Task brief = For this exercise, repeat all of the material verbatim apart from its images.

Recorded data =

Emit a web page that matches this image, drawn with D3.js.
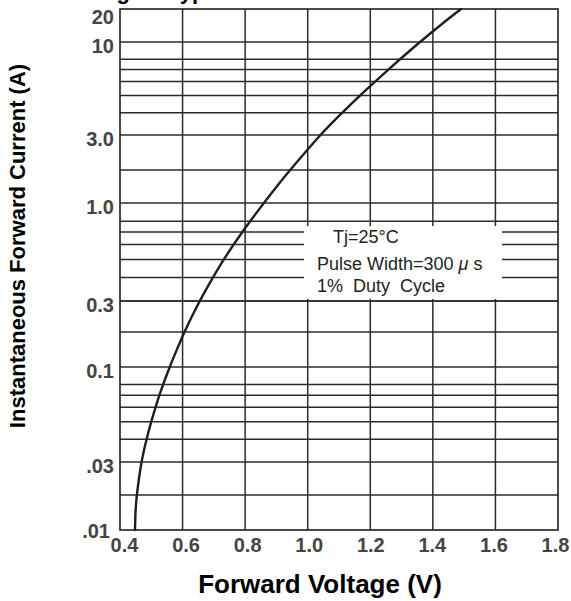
<!DOCTYPE html>
<html>
<head>
<meta charset="utf-8">
<script src="https://cdn.jsdelivr.net/npm/d3@7/dist/d3.min.js"></script>
<style>
  html, body { margin: 0; padding: 0; background: #fff; }
  svg { display: block; font-family: "Liberation Sans", Arial, sans-serif; }
</style>
</head>
<body>
<svg id="chart" width="571" height="601"></svg>
<script>
// ---- data ----
const xTickValues = [0.4, 0.6, 0.8, 1.0, 1.2, 1.4, 1.6, 1.8];
const xTickLabels = ["0.4", "0.6", "0.8", "1.0", "1.2", "1.4", "1.6", "1.8"];
const yTickValues = [20, 10, 3, 1, 0.3, 0.1, 0.03, 0.01];
const yTickLabels = ["20", "10", "3.0", "1.0", "0.3", "0.1", ".03", ".01"];
const gridCurrents = [10, 8, 7, 6, 5, 4, 3, 2, 1, 0.8, 0.7, 0.6, 0.5, 0.4, 0.3, 0.2,
                      0.1, 0.08, 0.07, 0.06, 0.05, 0.04, 0.03, 0.02];
// curve: forward current (A) vs forward voltage (V)
const currentA = [0.01, 0.015, 0.02, 0.03, 0.04, 0.05, 0.07, 0.1, 0.15, 0.2, 0.3, 0.4, 0.5,
                  0.7, 1.0, 1.5, 2, 3, 4, 5, 7, 10, 15, 20];
const voltageV = [0.448, 0.450, 0.454, 0.469, 0.485, 0.500, 0.526, 0.559, 0.586, 0.606, 0.655,
                  0.697, 0.732, 0.791, 0.860, 0.908, 0.944, 1.041, 1.110, 1.167, 1.258, 1.359,
                  1.434, 1.490];
const legendTitle = "Tj=25°C";
const legendPulse = ["Pulse Width=300 ", "μ", " s"];
const legendDuty = "1%  Duty  Cycle";
const xTitle = "Forward Voltage (V)";
const yTitle = "Instantaneous Forward Current (A)";
const chartTitle = "Fig.2 - Typical Forward Characteristics";

(function () {
const svg = d3.select("#chart");
const pLeft = 120, pRight = 558, pTop = 9, pBottom = 530;

const x = d3.scaleLinear().domain([0.4, 1.8]).range([pLeft, pRight]);
// tick labels in the print sit on a slightly narrower span than the grid
const xLabel = d3.scaleLinear().domain([0.4, 1.8]).range([124.5, 555.5]);
// the printed grid is a hand-drawn (piecewise) logarithmic scale
const y = d3.scaleLog()
  .domain([0.01, 0.02, 0.03, 0.1, 0.2, 0.3, 1, 2, 3, 10, 20])
  .range([pBottom, 495, 462, 367, 332, 301, 203, 170, 135, 42, pTop]);

const gridColor = "#2b2b2b";

// title (cut off at the top edge, as in the print)
svg.append("text")
  .attr("x", 97).attr("y", -1)
  .attr("font-size", 22).attr("font-weight", "bold").attr("fill", "#000")
  .text(chartTitle);

const g = svg.append("g");

g.selectAll("line.h").data(gridCurrents).enter().append("line")
  .attr("class", "h")
  .attr("x1", pLeft).attr("x2", pRight)
  .attr("y1", d => y(d)).attr("y2", d => y(d))
  .attr("stroke", gridColor).attr("stroke-width", 1.5);

g.selectAll("line.v").data(xTickValues.slice(1, -1)).enter().append("line")
  .attr("class", "v")
  .attr("x1", d => x(d)).attr("x2", d => x(d))
  .attr("y1", pTop).attr("y2", pBottom)
  .attr("stroke", gridColor).attr("stroke-width", 1.5);

// legend patch over the grid
g.append("rect")
  .attr("x", 304).attr("y", 226).attr("width", 198).attr("height", 73)
  .attr("fill", "#fff");

g.append("line")
  .attr("x1", pLeft).attr("x2", pRight)
  .attr("y1", y(0.3)).attr("y2", y(0.3))
  .attr("stroke", gridColor).attr("stroke-width", 1.5);

g.append("rect")
  .attr("x", pLeft).attr("y", pTop)
  .attr("width", pRight - pLeft).attr("height", pBottom - pTop)
  .attr("fill", "none").attr("stroke", gridColor).attr("stroke-width", 1.7);

// curve
const pts = currentA.map((c, i) => [voltageV[i], c]);
const line = d3.line()
  .x(d => x(d[0])).y(d => y(d[1]))
  .curve(d3.curveCatmullRom.alpha(0.5));
g.append("path")
  .attr("d", line(pts))
  .attr("fill", "none").attr("stroke", "#1e1e1e").attr("stroke-width", 2.4)
  .attr("stroke-linecap", "round");

// legend text
const legend = g.append("g").attr("font-size", 18).attr("fill", "#222");
legend.append("text").attr("x", 333).attr("y", 243).text(legendTitle);
const pulse = legend.append("text").attr("x", 317).attr("y", 270).style("white-space", "pre");
pulse.append("tspan").text(legendPulse[0]);
pulse.append("tspan").attr("font-style", "italic").text(legendPulse[1]);
pulse.append("tspan").text(legendPulse[2]);
legend.append("text").attr("x", 317).attr("y", 292)
  .style("white-space", "pre").text(legendDuty);

// x tick labels
svg.selectAll("text.xt").data(xTickValues).enter().append("text")
  .attr("class", "xt")
  .attr("x", d => xLabel(d)).attr("y", 552)
  .attr("text-anchor", "middle")
  .attr("font-size", 20).attr("font-weight", "bold").attr("fill", "#444")
  .text((d, i) => xTickLabels[i]);

// y tick labels
const nY = yTickValues.length;
svg.selectAll("text.yt").data(yTickValues).enter().append("text")
  .attr("class", "yt")
  .attr("x", (d, i) => i === nY - 1 ? 110 : 114)
  .attr("y", (d, i) => i === nY - 1 ? y(d) + 8 : Math.max(y(d) + 11, pTop + 15))
  .attr("text-anchor", "end")
  .attr("font-size", 20).attr("font-weight", "bold").attr("fill", "#444")
  .text((d, i) => yTickLabels[i]);

// axis titles
svg.append("text")
  .attr("x", 320).attr("y", 593)
  .attr("text-anchor", "middle")
  .attr("font-size", 26).attr("font-weight", "bold").attr("fill", "#000")
  .text(xTitle);

svg.append("text")
  .attr("transform", "translate(25,246) rotate(-90)")
  .attr("text-anchor", "middle")
  .attr("font-size", 22).attr("font-weight", "bold").attr("fill", "#000")
  .text(yTitle);
})();
</script>
</body>
</html>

The solution =
Emit a web page that matches this image, drawn with D3.js.
<!DOCTYPE html>
<html>
<head>
<meta charset="utf-8">
<script src="https://cdn.jsdelivr.net/npm/d3@7/dist/d3.min.js"></script>
<style>
  html, body { margin: 0; padding: 0; background: #fff; }
  svg { display: block; font-family: "Liberation Sans", Arial, sans-serif; }
</style>
</head>
<body>
<svg id="chart" width="571" height="601"></svg>
<script>
// ---- data ----
const xTickValues = [0.4, 0.6, 0.8, 1.0, 1.2, 1.4, 1.6, 1.8];
const xTickLabels = ["0.4", "0.6", "0.8", "1.0", "1.2", "1.4", "1.6", "1.8"];
const yTickValues = [20, 10, 3, 1, 0.3, 0.1, 0.03, 0.01];
const yTickLabels = ["20", "10", "3.0", "1.0", "0.3", "0.1", ".03", ".01"];
const gridCurrents = [10, 8, 7, 6, 5, 4, 3, 2, 1, 0.8, 0.7, 0.6, 0.5, 0.4, 0.3, 0.2,
                      0.1, 0.08, 0.07, 0.06, 0.05, 0.04, 0.03, 0.02];
// curve: forward current (A) vs forward voltage (V)
const currentA = [0.01, 0.015, 0.02, 0.03, 0.04, 0.05, 0.07, 0.1, 0.15, 0.2, 0.3, 0.4, 0.5,
                  0.7, 1.0, 1.5, 2, 3, 4, 5, 7, 10, 15, 20];
const voltageV = [0.448, 0.450, 0.454, 0.469, 0.485, 0.500, 0.526, 0.559, 0.586, 0.606, 0.655,
                  0.697, 0.732, 0.791, 0.860, 0.908, 0.944, 1.041, 1.110, 1.167, 1.258, 1.359,
                  1.434, 1.490];
const legendTitle = "Tj=25°C";
const legendPulse = ["Pulse Width=300 ", "μ", " s"];
const legendDuty = "1%  Duty  Cycle";
const xTitle = "Forward Voltage (V)";
const yTitle = "Instantaneous Forward Current (A)";
const chartTitle = "Fig.2 - Typical Forward Characteristics";

(function () {
const svg = d3.select("#chart");
const pLeft = 120, pRight = 558, pTop = 9, pBottom = 530;

const x = d3.scaleLinear().domain([0.4, 1.8]).range([pLeft, pRight]);
// tick labels in the print sit on a slightly narrower span than the grid
const xLabel = d3.scaleLinear().domain([0.4, 1.8]).range([124.5, 555.5]);
// the printed grid is a hand-drawn (piecewise) logarithmic scale
const y = d3.scaleLog()
  .domain([0.01, 0.02, 0.03, 0.1, 0.2, 0.3, 1, 2, 3, 10, 20])
  .range([pBottom, 495, 462, 367, 332, 301, 203, 170, 135, 42, pTop]);

const gridColor = "#2b2b2b";

// title (cut off at the top edge, as in the print)
svg.append("text")
  .attr("x", 97).attr("y", -1)
  .attr("font-size", 22).attr("font-weight", "bold").attr("fill", "#000")
  .text(chartTitle);

const g = svg.append("g");

g.selectAll("line.h").data(gridCurrents).enter().append("line")
  .attr("class", "h")
  .attr("x1", pLeft).attr("x2", pRight)
  .attr("y1", d => y(d)).attr("y2", d => y(d))
  .attr("stroke", gridColor).attr("stroke-width", 1.5);

g.selectAll("line.v").data(xTickValues.slice(1, -1)).enter().append("line")
  .attr("class", "v")
  .attr("x1", d => x(d)).attr("x2", d => x(d))
  .attr("y1", pTop).attr("y2", pBottom)
  .attr("stroke", gridColor).attr("stroke-width", 1.5);

// legend patch over the grid
g.append("rect")
  .attr("x", 304).attr("y", 226).attr("width", 198).attr("height", 73)
  .attr("fill", "#fff");

g.append("line")
  .attr("x1", pLeft).attr("x2", pRight)
  .attr("y1", y(0.3)).attr("y2", y(0.3))
  .attr("stroke", gridColor).attr("stroke-width", 1.5);

g.append("rect")
  .attr("x", pLeft).attr("y", pTop)
  .attr("width", pRight - pLeft).attr("height", pBottom - pTop)
  .attr("fill", "none").attr("stroke", gridColor).attr("stroke-width", 1.7);

// curve
const pts = currentA.map((c, i) => [voltageV[i], c]);
const line = d3.line()
  .x(d => x(d[0])).y(d => y(d[1]))
  .curve(d3.curveCatmullRom.alpha(0.5));
g.append("path")
  .attr("d", line(pts))
  .attr("fill", "none").attr("stroke", "#1e1e1e").attr("stroke-width", 2.4)
  .attr("stroke-linecap", "round");

// legend text
const legend = g.append("g").attr("font-size", 18).attr("fill", "#222");
legend.append("text").attr("x", 333).attr("y", 243).text(legendTitle);
const pulse = legend.append("text").attr("x", 317).attr("y", 270).style("white-space", "pre");
pulse.append("tspan").text(legendPulse[0]);
pulse.append("tspan").attr("font-style", "italic").text(legendPulse[1]);
pulse.append("tspan").text(legendPulse[2]);
legend.append("text").attr("x", 317).attr("y", 292)
  .style("white-space", "pre").text(legendDuty);

// x tick labels
svg.selectAll("text.xt").data(xTickValues).enter().append("text")
  .attr("class", "xt")
  .attr("x", d => xLabel(d)).attr("y", 552)
  .attr("text-anchor", "middle")
  .attr("font-size", 20).attr("font-weight", "bold").attr("fill", "#444")
  .text((d, i) => xTickLabels[i]);

// y tick labels
const nY = yTickValues.length;
svg.selectAll("text.yt").data(yTickValues).enter().append("text")
  .attr("class", "yt")
  .attr("x", (d, i) => i === nY - 1 ? 110 : 114)
  .attr("y", (d, i) => i === nY - 1 ? y(d) + 8 : Math.max(y(d) + 11, pTop + 15))
  .attr("text-anchor", "end")
  .attr("font-size", 20).attr("font-weight", "bold").attr("fill", "#444")
  .text((d, i) => yTickLabels[i]);

// axis titles
svg.append("text")
  .attr("x", 320).attr("y", 593)
  .attr("text-anchor", "middle")
  .attr("font-size", 26).attr("font-weight", "bold").attr("fill", "#000")
  .text(xTitle);

svg.append("text")
  .attr("transform", "translate(25,246) rotate(-90)")
  .attr("text-anchor", "middle")
  .attr("font-size", 22).attr("font-weight", "bold").attr("fill", "#000")
  .text(yTitle);
})();
</script>
</body>
</html>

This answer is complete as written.